## [Task instructions]
From the very first line of the data to the line containing "plt.rcParams['mathtext.it'] = 'Liberation", retype everything exactly, leaving the pictures behind.

## [Data shown]
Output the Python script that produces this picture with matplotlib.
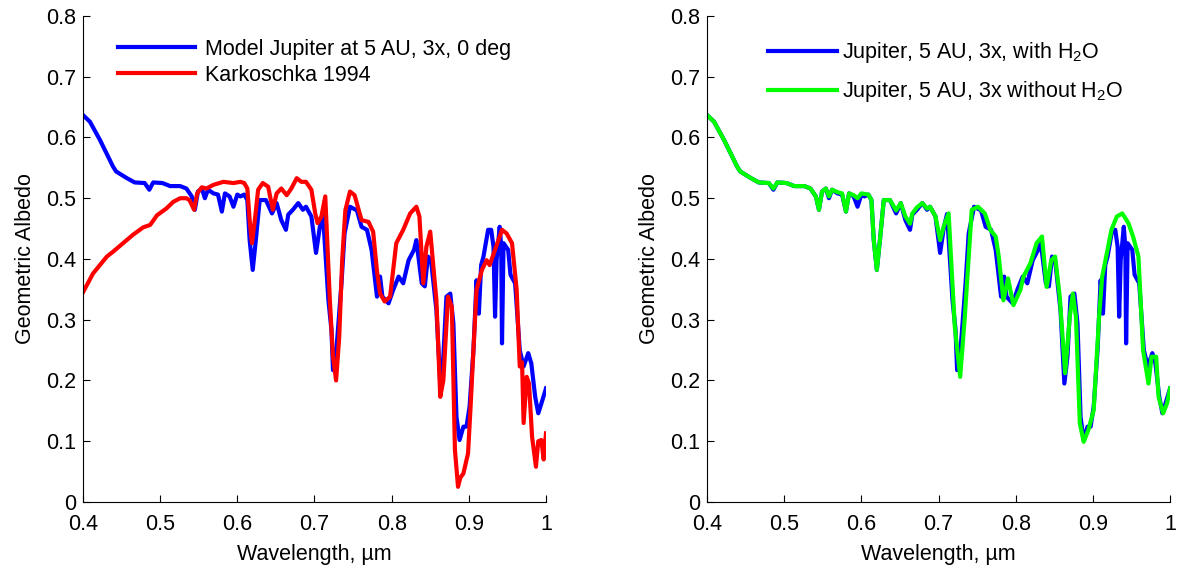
import numpy as np
import matplotlib
matplotlib.use('Agg')
from matplotlib import pyplot as plt
from matplotlib.ticker import FuncFormatter

plt.rcParams['font.family'] = ['Liberation Sans', 'DejaVu Sans']
plt.rcParams['mathtext.fontset'] = 'custom'
plt.rcParams['mathtext.rm'] = 'Liberation Sans'
plt.rcParams['mathtext.it'] = 'Liberation Sans'


# model spectrum, Jupiter at 5 AU, 3x, with H2O  (wavelength um, albedo)
model_wl = [0.400, 0.409, 0.422, 0.439, 0.443, 0.457, 0.467, 0.480, 0.486, 0.491,
            0.503, 0.513, 0.526, 0.534, 0.541, 0.545, 0.549, 0.554, 0.558, 0.562,
            0.569, 0.575, 0.580, 0.584, 0.590, 0.595, 0.600, 0.604, 0.609, 0.613,
            0.616, 0.620, 0.624, 0.629, 0.637, 0.645, 0.651, 0.657, 0.663, 0.666,
            0.672, 0.679, 0.685, 0.689, 0.696, 0.702, 0.707, 0.711, 0.718, 0.722,
            0.724, 0.727, 0.735, 0.739, 0.746, 0.755, 0.761, 0.768, 0.774, 0.781,
            0.785, 0.788, 0.796, 0.802, 0.809, 0.815, 0.822, 0.829, 0.832, 0.839,
            0.843, 0.847, 0.851, 0.858, 0.863, 0.867, 0.871, 0.876, 0.880, 0.884,
            0.888, 0.893, 0.897, 0.901, 0.906, 0.910, 0.913, 0.916, 0.919, 0.925,
            0.929, 0.932, 0.934, 0.936, 0.940, 0.942, 0.943, 0.945, 0.951, 0.954,
            0.960, 0.966, 0.971, 0.977, 0.981, 0.986, 0.990, 0.994, 1.000]
model_alb = [0.637, 0.626, 0.596, 0.552, 0.544, 0.533, 0.526, 0.525, 0.514, 0.526,
             0.525, 0.520, 0.520, 0.516, 0.503, 0.481, 0.511, 0.516, 0.500, 0.514,
             0.508, 0.506, 0.478, 0.508, 0.503, 0.486, 0.506, 0.503, 0.506, 0.497,
             0.431, 0.382, 0.431, 0.497, 0.497, 0.475, 0.492, 0.464, 0.448, 0.473,
             0.481, 0.492, 0.481, 0.486, 0.470, 0.410, 0.453, 0.474, 0.333, 0.283,
             0.217, 0.227, 0.360, 0.442, 0.486, 0.480, 0.453, 0.448, 0.415, 0.338,
             0.371, 0.338, 0.327, 0.349, 0.371, 0.360, 0.398, 0.415, 0.431, 0.360,
             0.355, 0.404, 0.398, 0.316, 0.195, 0.239, 0.338, 0.343, 0.294, 0.140,
             0.102, 0.124, 0.124, 0.157, 0.250, 0.365, 0.310, 0.390, 0.404, 0.448,
             0.448, 0.420, 0.305, 0.398, 0.453, 0.420, 0.261, 0.426, 0.415, 0.374,
             0.360, 0.250, 0.223, 0.245, 0.228, 0.173, 0.146, 0.162, 0.187]

# Karkoschka 1994 measured albedo
kark_wl = [0.400, 0.413, 0.431, 0.439, 0.452, 0.465, 0.478, 0.487, 0.496, 0.508,
           0.517, 0.526, 0.534, 0.538, 0.544, 0.548, 0.554, 0.560, 0.569, 0.582,
           0.595, 0.604, 0.609, 0.613, 0.616, 0.619, 0.623, 0.627, 0.633, 0.640,
           0.646, 0.651, 0.657, 0.664, 0.670, 0.677, 0.683, 0.689, 0.696, 0.701,
           0.704, 0.709, 0.714, 0.720, 0.724, 0.728, 0.732, 0.736, 0.740, 0.746,
           0.752, 0.761, 0.770, 0.776, 0.781, 0.785, 0.791, 0.798, 0.806, 0.815,
           0.824, 0.832, 0.836, 0.841, 0.845, 0.850, 0.858, 0.863, 0.867, 0.873,
           0.878, 0.882, 0.886, 0.889, 0.893, 0.899, 0.902, 0.906, 0.910, 0.917,
           0.923, 0.927, 0.934, 0.943, 0.949, 0.956, 0.962, 0.966, 0.969, 0.971,
           0.975, 0.978, 0.982, 0.987, 0.990, 0.994, 0.997, 1.000]
kark_alb = [0.345, 0.376, 0.404, 0.412, 0.426, 0.440, 0.452, 0.456, 0.472, 0.483,
            0.494, 0.500, 0.500, 0.497, 0.481, 0.508, 0.518, 0.516, 0.522, 0.527,
            0.525, 0.527, 0.525, 0.516, 0.464, 0.426, 0.467, 0.514, 0.525, 0.519,
            0.481, 0.508, 0.516, 0.505, 0.516, 0.533, 0.527, 0.527, 0.514, 0.475,
            0.459, 0.470, 0.503, 0.330, 0.240, 0.200, 0.270, 0.400, 0.480, 0.511,
            0.505, 0.464, 0.461, 0.445, 0.380, 0.343, 0.330, 0.338, 0.426, 0.448,
            0.475, 0.486, 0.470, 0.360, 0.420, 0.445, 0.332, 0.173, 0.200, 0.338,
            0.321, 0.086, 0.025, 0.040, 0.047, 0.080, 0.150, 0.250, 0.349, 0.382,
            0.398, 0.390, 0.415, 0.448, 0.442, 0.426, 0.349, 0.223, 0.230, 0.130,
            0.206, 0.195, 0.107, 0.058, 0.100, 0.102, 0.070, 0.113]

# model without H2O
dry_wl = [0.400, 0.409, 0.422, 0.439, 0.443, 0.457, 0.467, 0.480, 0.486, 0.491,
          0.503, 0.513, 0.526, 0.534, 0.541, 0.545, 0.549, 0.554, 0.558, 0.562,
          0.569, 0.575, 0.580, 0.584, 0.590, 0.595, 0.600, 0.609, 0.613, 0.616,
          0.620, 0.624, 0.629, 0.637, 0.645, 0.651, 0.657, 0.663, 0.666, 0.672,
          0.679, 0.685, 0.689, 0.696, 0.702, 0.707, 0.713, 0.721, 0.728, 0.734,
          0.743, 0.751, 0.760, 0.767, 0.774, 0.778, 0.784, 0.790, 0.797, 0.806,
          0.810, 0.819, 0.827, 0.834, 0.840, 0.846, 0.851, 0.857, 0.864, 0.870,
          0.874, 0.878, 0.883, 0.888, 0.894, 0.901, 0.908, 0.912, 0.918, 0.924,
          0.931, 0.938, 0.946, 0.952, 0.959, 0.965, 0.972, 0.976, 0.982, 0.985,
          0.991, 0.996, 1.000]
dry_alb = [0.637, 0.626, 0.596, 0.552, 0.544, 0.533, 0.526, 0.525, 0.516, 0.526,
           0.525, 0.520, 0.520, 0.516, 0.503, 0.481, 0.511, 0.516, 0.503, 0.514,
           0.510, 0.508, 0.478, 0.508, 0.505, 0.500, 0.508, 0.506, 0.497, 0.431,
           0.382, 0.431, 0.497, 0.497, 0.480, 0.492, 0.470, 0.458, 0.475, 0.485,
           0.492, 0.483, 0.486, 0.470, 0.431, 0.455, 0.475, 0.289, 0.206, 0.305,
           0.481, 0.486, 0.475, 0.448, 0.437, 0.404, 0.332, 0.368, 0.324, 0.349,
           0.371, 0.393, 0.426, 0.437, 0.354, 0.398, 0.404, 0.338, 0.212, 0.305,
           0.343, 0.305, 0.130, 0.099, 0.118, 0.151, 0.305, 0.371, 0.409, 0.448,
           0.470, 0.475, 0.459, 0.437, 0.404, 0.250, 0.195, 0.239, 0.239, 0.173,
           0.146, 0.162, 0.187]

FS = 15.5


def style_axes(ax):
    ax.set_xlim(0.4, 1.0)
    ax.set_ylim(0, 0.8)
    ax.set_xticks(np.arange(0.4, 1.01, 0.1))
    ax.set_yticks(np.arange(0, 0.81, 0.1))
    fmt = FuncFormatter(lambda v, p: '%g' % round(v, 2))
    ax.xaxis.set_major_formatter(fmt)
    ax.yaxis.set_major_formatter(fmt)
    ax.spines['top'].set_visible(False)
    ax.spines['right'].set_visible(False)
    ax.tick_params(direction='in', length=5, labelsize=FS)
    ax.tick_params(axis='x', pad=9)
    ax.tick_params(axis='y', pad=5)
    ax.set_xlabel('Wavelength, \u00b5m', fontsize=FS, labelpad=6)
    ax.set_ylabel('Geometric Albedo', fontsize=FS, labelpad=7)


fig = plt.figure(figsize=(11.8, 5.69), dpi=100)
fig.patch.set_facecolor('white')

ax1 = fig.add_axes([0.0703, 0.1178, 0.3924, 0.8541])
ax1.plot(model_wl, model_alb, color=(0, 0, 1), lw=3, label='Model Jupiter at 5 AU, 3x, 0 deg')
ax1.plot(kark_wl, kark_alb, color=(1, 0, 0), lw=3, label='Karkoschka 1994')
style_axes(ax1)
ax1.legend(loc='upper left', bbox_to_anchor=(0.0756, 0.953), frameon=False, fontsize=FS,
           borderpad=0, borderaxespad=0, handlelength=3.6, handletextpad=0.45,
           labelspacing=0.22)

ax2 = fig.add_axes([0.5992, 0.1178, 0.3924, 0.8541])
ax2.plot(model_wl, model_alb, color=(0, 0, 1), lw=3, label='Jupiter, 5 AU, 3x, with H$_2$O')
ax2.plot(dry_wl, dry_alb, color=(0, 1, 0), lw=3, label='Jupiter, 5 AU, 3x without H$_2$O')
style_axes(ax2)
ax2.legend(loc='upper left', bbox_to_anchor=(0.132, 0.95), frameon=False, fontsize=FS,
           borderpad=0, borderaxespad=0, handlelength=3.2, handletextpad=0.25,
           labelspacing=0.64)

fig.savefig('out.png', dpi=100)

## [Expected output]
Output the Python script that produces this picture with matplotlib.
import numpy as np
import matplotlib
matplotlib.use('Agg')
from matplotlib import pyplot as plt
from matplotlib.ticker import FuncFormatter

plt.rcParams['font.family'] = ['Liberation Sans', 'DejaVu Sans']
plt.rcParams['mathtext.fontset'] = 'custom'
plt.rcParams['mathtext.rm'] = 'Liberation Sans'
plt.rcParams['mathtext.it'] = 'Liberation Sans'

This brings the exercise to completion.